Process variation sensitivity results of the separate read-port 6T SRAM bitcell under small variations in device parameters show the similar trend, that is, channel length and threshold voltage variation has large impact as compared to channel width. However, low SNM sensitivity is observed as compared standard 6T SRAM bitcell as shown in Fig. [4.15.](#page-115-0) The short channel effect is also pronounced here, and makes higher SNM sensitivity to channel length *L*. An asymmetric nature and separate read and write ports make the proposed SRAM design less sensitive to read SNM, as indicated in Fig. [4.16a](#page-116-0). For instance, the gradients of pull down devices



<span id="page-115-0"></span>**Fig. 4.15** Proposed 6T SRAM read SNM variations obtained from the *butterfly curves* by varying the device parameters (a) small change in  $L$ , (b) small change in  $W$  and (c) small change in  $V_{TH}$ 

 $(M_2 \text{ and } M_4)$  for variations in *L* are 53% and 91% less compared to standard 6T SRAM bitcell as shown in Fig. [4.16a](#page-116-0). As a result, proposed SRAM is more robust against process variations and may provide better parametric yield. However, this sensitivity analysis is also true for the 6T SRAM bitcell design discussed in Chap. [3.](#page-68-0)

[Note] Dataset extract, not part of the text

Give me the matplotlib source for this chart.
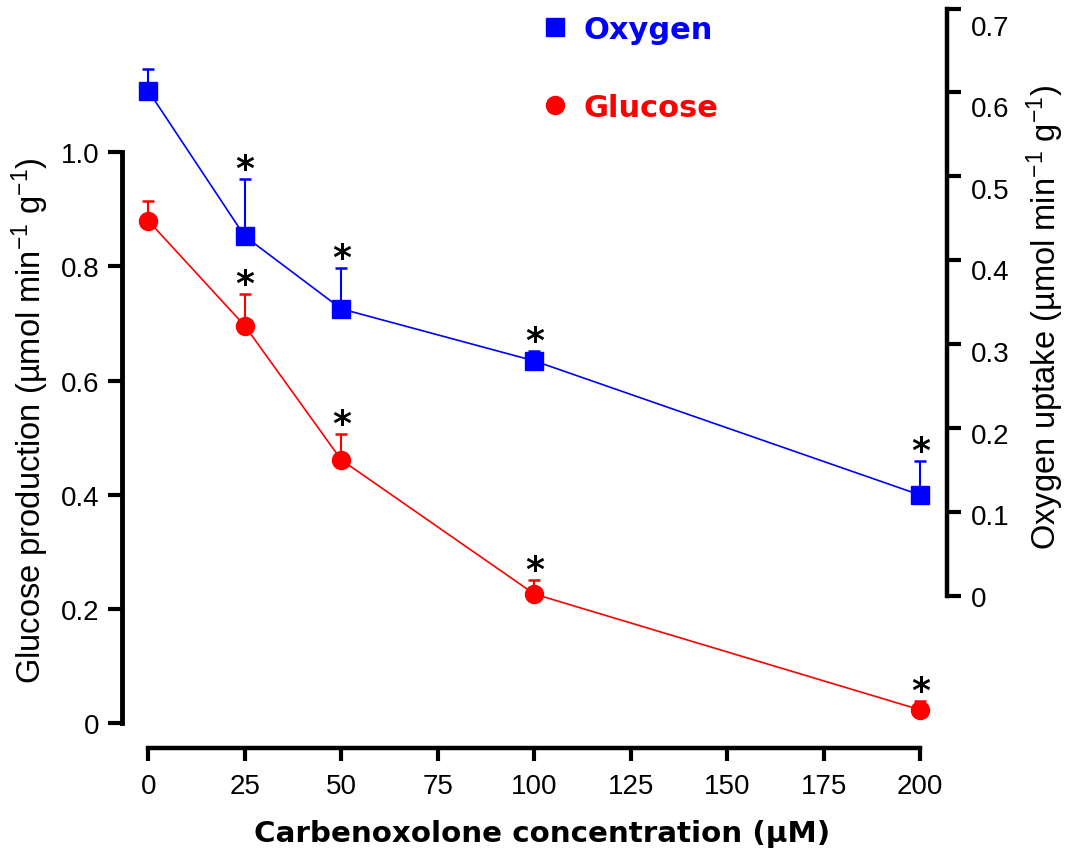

<span id="page-116-0"></span>**Fig. 4.16** The gradient defined as per unit change in SNM to per unit change in the device parameter (a)  $\tilde{L}$ , (b)  $V_{TH}$  and (c) *W*, at  $V_{DD} = 1.0$  V for standard 6T SRAM and separate readport (Prop.) 6T SRAM bitcell

# **4.7 Area, Power and Performance of the 2-Port SRAM Bitcells**

Area, power, and performance are three key the metrics apart from stability and process variability tolerance in the SRAM design to identify a potential SRAM design for specific applications. These metrics have significant importance when multi-port SRAM designs have been targeted for sophisticated applications such as pipelined or parallelism in embedded multimedia and communication applications.

#### *4.7.1 Area Overhead with Multi-port Capabilities*

The SRAM bitcell area is very important from the economic perspective and sizing trade-off of different (pull-down, pull-up and access) transistors play a crucial role for functionality. For example, pull-down (driver) transistor needs to be stronger than the access transistor for a good SNM. However, access transistor cannot be made too small since this degrades the read current, in other words read access time (or read performance). Also the access transistor needs to be reasonably stronger than the pull-up (load) transistor to enable successful write operation. The strength of load transistor can be reduced to improve write-ability, but a very weak load will deteriorates the SNM, although the impact is less. The lengths of pull-down and access transistor can be reduced to improve the read performance, but this adversely impacts the leakage current, which is a serious concern in nano-regime. The process variation further exacerbated this problem. Above discussion clarifies the concerns and clsoe relationship with different parameters such as SNM, read performance, write-ability and leakage current.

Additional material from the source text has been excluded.